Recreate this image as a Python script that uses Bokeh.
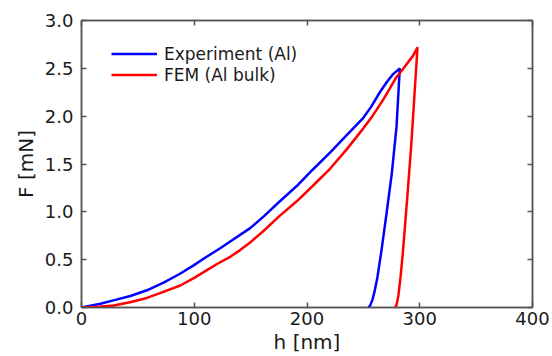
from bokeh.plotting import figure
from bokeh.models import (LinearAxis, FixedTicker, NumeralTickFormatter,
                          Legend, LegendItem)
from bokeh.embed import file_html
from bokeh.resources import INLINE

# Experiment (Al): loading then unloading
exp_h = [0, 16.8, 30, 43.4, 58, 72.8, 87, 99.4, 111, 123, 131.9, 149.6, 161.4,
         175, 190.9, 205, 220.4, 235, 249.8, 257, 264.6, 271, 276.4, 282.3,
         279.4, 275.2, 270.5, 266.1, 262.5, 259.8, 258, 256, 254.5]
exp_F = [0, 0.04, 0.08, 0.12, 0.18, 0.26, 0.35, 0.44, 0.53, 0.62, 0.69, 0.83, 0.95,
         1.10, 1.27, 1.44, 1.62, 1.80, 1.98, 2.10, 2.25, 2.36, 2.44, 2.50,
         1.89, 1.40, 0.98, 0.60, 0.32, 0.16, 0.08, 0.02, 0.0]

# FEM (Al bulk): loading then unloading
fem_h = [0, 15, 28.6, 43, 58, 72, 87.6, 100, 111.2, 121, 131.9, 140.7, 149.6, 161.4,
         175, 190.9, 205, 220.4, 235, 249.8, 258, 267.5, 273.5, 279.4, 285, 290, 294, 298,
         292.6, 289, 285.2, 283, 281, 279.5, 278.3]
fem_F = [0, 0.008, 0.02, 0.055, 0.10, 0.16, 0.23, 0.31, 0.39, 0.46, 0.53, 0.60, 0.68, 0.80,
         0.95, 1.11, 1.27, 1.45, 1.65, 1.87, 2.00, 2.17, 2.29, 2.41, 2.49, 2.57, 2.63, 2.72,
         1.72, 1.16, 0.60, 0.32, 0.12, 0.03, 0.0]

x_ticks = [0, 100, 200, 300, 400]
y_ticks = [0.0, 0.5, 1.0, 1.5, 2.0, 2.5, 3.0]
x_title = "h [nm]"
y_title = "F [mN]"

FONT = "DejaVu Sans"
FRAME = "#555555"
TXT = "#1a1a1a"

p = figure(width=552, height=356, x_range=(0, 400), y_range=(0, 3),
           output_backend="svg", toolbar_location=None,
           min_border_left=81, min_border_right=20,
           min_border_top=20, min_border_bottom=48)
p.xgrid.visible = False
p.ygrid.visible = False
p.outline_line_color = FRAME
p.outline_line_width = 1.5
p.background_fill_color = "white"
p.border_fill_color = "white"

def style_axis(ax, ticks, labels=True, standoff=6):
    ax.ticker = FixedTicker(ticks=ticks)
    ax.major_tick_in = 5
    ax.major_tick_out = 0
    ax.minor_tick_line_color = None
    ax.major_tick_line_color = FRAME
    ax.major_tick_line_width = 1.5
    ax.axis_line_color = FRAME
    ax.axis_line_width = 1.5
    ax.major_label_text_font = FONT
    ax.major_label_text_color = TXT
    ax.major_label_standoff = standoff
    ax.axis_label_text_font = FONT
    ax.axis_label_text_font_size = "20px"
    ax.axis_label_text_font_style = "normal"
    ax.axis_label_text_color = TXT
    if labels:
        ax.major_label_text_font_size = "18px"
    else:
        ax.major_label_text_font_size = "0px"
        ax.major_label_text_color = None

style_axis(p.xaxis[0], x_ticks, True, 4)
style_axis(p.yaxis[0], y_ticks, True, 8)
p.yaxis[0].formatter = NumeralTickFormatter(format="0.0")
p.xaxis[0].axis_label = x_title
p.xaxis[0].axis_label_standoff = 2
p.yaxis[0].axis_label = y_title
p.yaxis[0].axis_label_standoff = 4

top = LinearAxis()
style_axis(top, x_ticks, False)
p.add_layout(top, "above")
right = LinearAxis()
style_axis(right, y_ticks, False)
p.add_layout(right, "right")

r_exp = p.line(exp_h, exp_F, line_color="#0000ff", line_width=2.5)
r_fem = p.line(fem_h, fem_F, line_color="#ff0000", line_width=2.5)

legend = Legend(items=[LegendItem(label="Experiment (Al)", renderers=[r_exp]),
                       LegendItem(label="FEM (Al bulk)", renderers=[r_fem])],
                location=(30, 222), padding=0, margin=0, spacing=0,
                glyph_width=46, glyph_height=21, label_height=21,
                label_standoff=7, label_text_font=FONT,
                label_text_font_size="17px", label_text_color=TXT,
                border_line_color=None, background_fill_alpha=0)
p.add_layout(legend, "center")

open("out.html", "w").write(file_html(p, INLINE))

#### GOAL:
Skip the pictures and restate exactly the lines from the beginning of the listing to the line with "1.89, 1.40, 0.98, 0.60, 0.32, 0.16, 0.08, 0.02, 0.0]", that line included.

#### RESULT FOR THIS EXERCISE:
Recreate this image as a Python script that uses Bokeh.
from bokeh.plotting import figure
from bokeh.models import (LinearAxis, FixedTicker, NumeralTickFormatter,
                          Legend, LegendItem)
from bokeh.embed import file_html
from bokeh.resources import INLINE

# Experiment (Al): loading then unloading
exp_h = [0, 16.8, 30, 43.4, 58, 72.8, 87, 99.4, 111, 123, 131.9, 149.6, 161.4,
         175, 190.9, 205, 220.4, 235, 249.8, 257, 264.6, 271, 276.4, 282.3,
         279.4, 275.2, 270.5, 266.1, 262.5, 259.8, 258, 256, 254.5]
exp_F = [0, 0.04, 0.08, 0.12, 0.18, 0.26, 0.35, 0.44, 0.53, 0.62, 0.69, 0.83, 0.95,
         1.10, 1.27, 1.44, 1.62, 1.80, 1.98, 2.10, 2.25, 2.36, 2.44, 2.50,
         1.89, 1.40, 0.98, 0.60, 0.32, 0.16, 0.08, 0.02, 0.0]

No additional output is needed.